(Rows from a dataset of charts and code)
-*-
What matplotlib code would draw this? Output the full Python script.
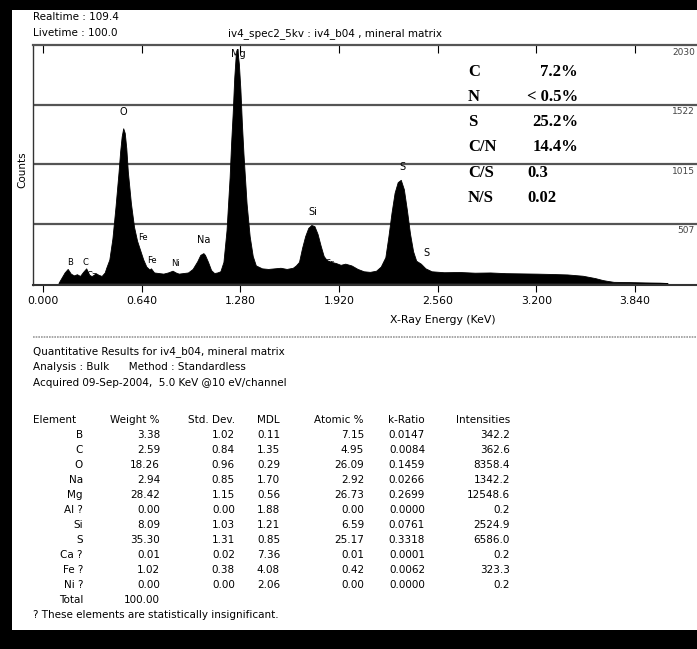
import matplotlib.pyplot as plt
from matplotlib.patches import Rectangle
from matplotlib.transforms import blended_transform_factory

W, H = 697, 649

# spectrum outline: (energy keV, counts)
spectrum = [
    (0.10, 0), (0.12, 45), (0.14, 90), (0.16, 120), (0.18, 80), (0.20, 65), (0.22, 75),
    (0.24, 60), (0.26, 95), (0.28, 125), (0.30, 70), (0.32, 55), (0.34, 85), (0.36, 70),
    (0.38, 60), (0.40, 90), (0.41, 130), (0.43, 200), (0.45, 380), (0.47, 650), (0.49, 950),
    (0.50, 1120), (0.51, 1250), (0.52, 1320), (0.53, 1280), (0.54, 1150), (0.55, 950),
    (0.57, 680), (0.59, 480), (0.61, 360), (0.63, 280), (0.65, 200), (0.67, 140), (0.69, 115),
    (0.70, 125), (0.72, 90), (0.75, 85), (0.78, 80), (0.81, 90), (0.84, 105), (0.86, 90),
    (0.88, 80), (0.91, 85), (0.94, 90), (0.97, 120), (1.00, 185), (1.02, 240), (1.04, 255),
    (1.05, 240), (1.07, 180), (1.09, 110), (1.11, 85), (1.13, 90), (1.15, 100), (1.17, 180),
    (1.19, 450), (1.21, 900), (1.22, 1200), (1.23, 1450), (1.24, 1750), (1.25, 1950),
    (1.26, 1990), (1.27, 1870), (1.28, 1650), (1.29, 1350), (1.30, 1100), (1.32, 680),
    (1.34, 400), (1.36, 230), (1.38, 150), (1.42, 125), (1.46, 120), (1.50, 125), (1.54, 130),
    (1.58, 120), (1.62, 130), (1.64, 150), (1.66, 180), (1.68, 300), (1.70, 400), (1.72, 470),
    (1.74, 495), (1.76, 485), (1.78, 420), (1.80, 320), (1.82, 230), (1.84, 195), (1.87, 180),
    (1.90, 170), (1.93, 155), (1.96, 165), (2.00, 150), (2.04, 120), (2.08, 100), (2.12, 95),
    (2.16, 105), (2.19, 140), (2.22, 220), (2.24, 400), (2.26, 600), (2.28, 770), (2.30, 860),
    (2.32, 880), (2.34, 800), (2.36, 620), (2.38, 420), (2.40, 270), (2.42, 190), (2.45, 165),
    (2.48, 125), (2.52, 100), (2.60, 92), (2.70, 94), (2.80, 88), (2.90, 90), (3.00, 84),
    (3.10, 82), (3.20, 80), (3.30, 77), (3.40, 73), (3.50, 62), (3.58, 42), (3.63, 25),
    (3.66, 18), (3.70, 10), (3.80, 8), (3.90, 5), (4.00, 3), (4.05, 0),
]
energy = [p[0] for p in spectrum]
counts = [p[1] for p in spectrum]

peak_labels = [
    ("O", 0.519, 1460), ("Mg", 1.265, 1950), ("Si", 1.751, 605), ("S", 2.328, 990),
    ("S", 2.484, 256), ("Na", 1.044, 366), ("Fe", 0.650, 392), ("Fe", 0.707, 196),
    ("Ni", 0.856, 170), ("B", 0.175, 179), ("C", 0.272, 179), ("Ca", 0.318, 60),
    ("Sr", 1.860, 170),
]

grid_levels = [507, 1015, 1522, 2030]
x_ticks = [0.0, 0.64, 1.28, 1.92, 2.56, 3.2, 3.84]

ratio_names = ["C", "N", "S", "C/N", "C/S", "N/S"]
ratio_values = ["7.2%", "< 0.5%", "25.2%", "14.4%", "0.3", "0.02"]

elements = ["B", "C", "O", "Na", "Mg", "Al ?", "Si", "S", "Ca ?", "Fe ?", "Ni ?"]
weight = ["3.38", "2.59", "18.26", "2.94", "28.42", "0.00", "8.09", "35.30", "0.01", "1.02", "0.00"]
std_dev = ["1.02", "0.84", "0.96", "0.85", "1.15", "0.00", "1.03", "1.31", "0.02", "0.38", "0.00"]
mdl = ["0.11", "1.35", "0.29", "1.70", "0.56", "1.88", "1.21", "0.85", "7.36", "4.08", "2.06"]
atomic = ["7.15", "4.95", "26.09", "2.92", "26.73", "0.00", "6.59", "25.17", "0.01", "0.42", "0.00"]
k_ratio = ["0.0147", "0.0084", "0.1459", "0.0266", "0.2699", "0.0000", "0.0761", "0.3318",
           "0.0001", "0.0062", "0.0000"]
intensities = ["342.2", "362.6", "8358.4", "1342.2", "12548.6", "0.2", "2524.9", "6586.0",
               "0.2", "323.3", "0.2"]


def px(x, y):
    return x / W, 1 - y / H


fig = plt.figure(figsize=(W / 100, H / 100), dpi=100, facecolor="black")
fig.add_artist(Rectangle(px(12, 630), (W - 12) / W, 620 / H, transform=fig.transFigure,
                         facecolor="white", edgecolor="none", zorder=0))

x0, y0 = px(33, 285)
ax = fig.add_axes([x0, y0, 1 - x0, (285 - 45) / H])
ax.set_facecolor("white")
ax.fill_between(energy, counts, color="black", lw=0.6)
ax.set_xlim(-0.065, 4.241)
ax.set_ylim(-17, 2030)

for v in grid_levels[:-1]:
    ax.axhline(v, color="#555555", lw=1.6, zorder=0)
tr = blended_transform_factory(ax.transAxes, ax.transData)
for v in grid_levels:
    ax.text(0.997, v - 22, str(v), transform=tr, ha="right", va="top", fontsize=6.5, color="#444444")

for s in ["left", "bottom"]:
    ax.spines[s].set_color("#333333")
ax.spines["left"].set_linewidth(1.0)
ax.spines["bottom"].set_linewidth(1.5)
ax.spines["top"].set_color("#555555")
ax.spines["top"].set_linewidth(1.6)
ax.spines["right"].set_visible(False)

ax.set_yticks([])
ax.set_xticks(x_ticks)
ax.set_xticklabels(["%.3f" % t for t in x_ticks], fontsize=7.8)
ax.tick_params(axis="x", direction="out", length=5, width=0.8, pad=3)
top = ax.secondary_xaxis("top")
top.set_xticks(x_ticks)
top.set_xticklabels([])
top.tick_params(direction="in", length=6, width=0.8)
top.spines["top"].set_visible(False)

for name, e, c in peak_labels:
    ax.text(e, c, name, ha="center", va="center",
            fontsize=7 if name in ("Mg", "Na", "Si", "O", "S") else 6)

fig.text(*px(443, 320), "X-Ray Energy (KeV)", ha="center", va="center", fontsize=7.8)
fig.text(*px(22, 170), "Counts", ha="center", va="center", rotation=90, fontsize=7.5)

fs = 7.5
fig.text(*px(33, 17), "Realtime : 109.4", va="center", fontsize=fs)
fig.text(*px(33, 33), "Livetime : 100.0", va="center", fontsize=fs)
fig.text(*px(228, 34), "iv4_spec2_5kv : iv4_b04 , mineral matrix", va="center", fontsize=fs)

# boxed ratios
ratio_y = [72, 97, 122, 147, 173, 198]
for name, val, y in zip(ratio_names, ratio_values, ratio_y):
    fig.text(*px(468, y), name, va="center", fontsize=12, fontweight="bold", family="Liberation Serif")
    if val.endswith("%"):
        fig.text(*px(578, y), val, va="center", ha="right", fontsize=12, fontweight="bold",
                 family="Liberation Serif")
    else:
        fig.text(*px(527, y), val, va="center", ha="left", fontsize=12, fontweight="bold",
                 family="Liberation Serif")

# separator
fig.add_artist(plt.Line2D([33 / W, 1], [1 - 337 / H] * 2, color="#999999", lw=1.2, ls=(0, (1, 0.6))))

fig.text(*px(33, 352), "Quantitative Results for iv4_b04, mineral matrix", va="center", fontsize=fs)
fig.text(*px(33, 367), "Analysis : Bulk      Method : Standardless", va="center", fontsize=fs)
fig.text(*px(33, 383), "Acquired 09-Sep-2004,  5.0 KeV @10 eV/channel", va="center", fontsize=fs)

col_right = [83, 160, 235, 280, 364, 425, 510]
headers = ["Element", "Weight %", "Std. Dev.", "MDL", "Atomic %", "k-Ratio", "Intensities"]
fig.text(*px(33, 420), headers[0], va="center", ha="left", fontsize=fs)
for h, xr in zip(headers[1:], col_right[1:]):
    fig.text(*px(xr, 420), h, va="center", ha="right", fontsize=fs)

columns = [elements, weight, std_dev, mdl, atomic, k_ratio, intensities]
for i in range(len(elements)):
    y = 435 + 15 * i
    for col, xr in zip(columns, col_right):
        fig.text(*px(xr, y), col[i], va="center", ha="right", fontsize=fs)
fig.text(*px(83, 600), "Total", va="center", ha="right", fontsize=fs)
fig.text(*px(160, 600), "100.00", va="center", ha="right", fontsize=fs)
fig.text(*px(33, 615), "? These elements are statistically insignificant.", va="center", fontsize=fs)

fig.savefig("out.png", dpi=100, facecolor="black")
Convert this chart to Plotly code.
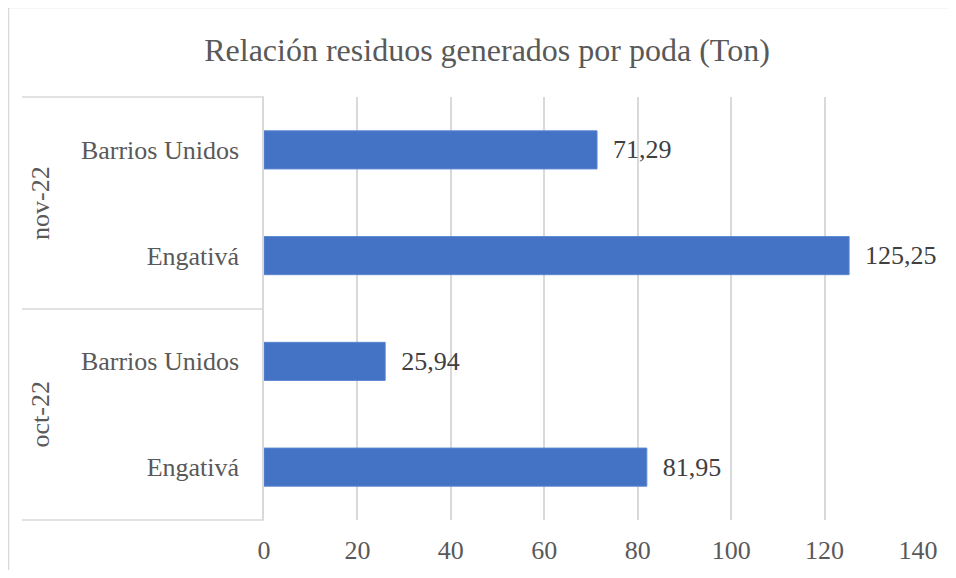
-*-
» Your objective
Please quote exactly the run of lines that starts the entries and ends at the line containing "counts = [p[1] for p in spectrum]", leaving out every picture.

» Result of this exercise
What matplotlib code would draw this? Output the full Python script.
import matplotlib.pyplot as plt
from matplotlib.patches import Rectangle
from matplotlib.transforms import blended_transform_factory

W, H = 697, 649

# spectrum outline: (energy keV, counts)
spectrum = [
    (0.10, 0), (0.12, 45), (0.14, 90), (0.16, 120), (0.18, 80), (0.20, 65), (0.22, 75),
    (0.24, 60), (0.26, 95), (0.28, 125), (0.30, 70), (0.32, 55), (0.34, 85), (0.36, 70),
    (0.38, 60), (0.40, 90), (0.41, 130), (0.43, 200), (0.45, 380), (0.47, 650), (0.49, 950),
    (0.50, 1120), (0.51, 1250), (0.52, 1320), (0.53, 1280), (0.54, 1150), (0.55, 950),
    (0.57, 680), (0.59, 480), (0.61, 360), (0.63, 280), (0.65, 200), (0.67, 140), (0.69, 115),
    (0.70, 125), (0.72, 90), (0.75, 85), (0.78, 80), (0.81, 90), (0.84, 105), (0.86, 90),
    (0.88, 80), (0.91, 85), (0.94, 90), (0.97, 120), (1.00, 185), (1.02, 240), (1.04, 255),
    (1.05, 240), (1.07, 180), (1.09, 110), (1.11, 85), (1.13, 90), (1.15, 100), (1.17, 180),
    (1.19, 450), (1.21, 900), (1.22, 1200), (1.23, 1450), (1.24, 1750), (1.25, 1950),
    (1.26, 1990), (1.27, 1870), (1.28, 1650), (1.29, 1350), (1.30, 1100), (1.32, 680),
    (1.34, 400), (1.36, 230), (1.38, 150), (1.42, 125), (1.46, 120), (1.50, 125), (1.54, 130),
    (1.58, 120), (1.62, 130), (1.64, 150), (1.66, 180), (1.68, 300), (1.70, 400), (1.72, 470),
    (1.74, 495), (1.76, 485), (1.78, 420), (1.80, 320), (1.82, 230), (1.84, 195), (1.87, 180),
    (1.90, 170), (1.93, 155), (1.96, 165), (2.00, 150), (2.04, 120), (2.08, 100), (2.12, 95),
    (2.16, 105), (2.19, 140), (2.22, 220), (2.24, 400), (2.26, 600), (2.28, 770), (2.30, 860),
    (2.32, 880), (2.34, 800), (2.36, 620), (2.38, 420), (2.40, 270), (2.42, 190), (2.45, 165),
    (2.48, 125), (2.52, 100), (2.60, 92), (2.70, 94), (2.80, 88), (2.90, 90), (3.00, 84),
    (3.10, 82), (3.20, 80), (3.30, 77), (3.40, 73), (3.50, 62), (3.58, 42), (3.63, 25),
    (3.66, 18), (3.70, 10), (3.80, 8), (3.90, 5), (4.00, 3), (4.05, 0),
]
energy = [p[0] for p in spectrum]
counts = [p[1] for p in spectrum]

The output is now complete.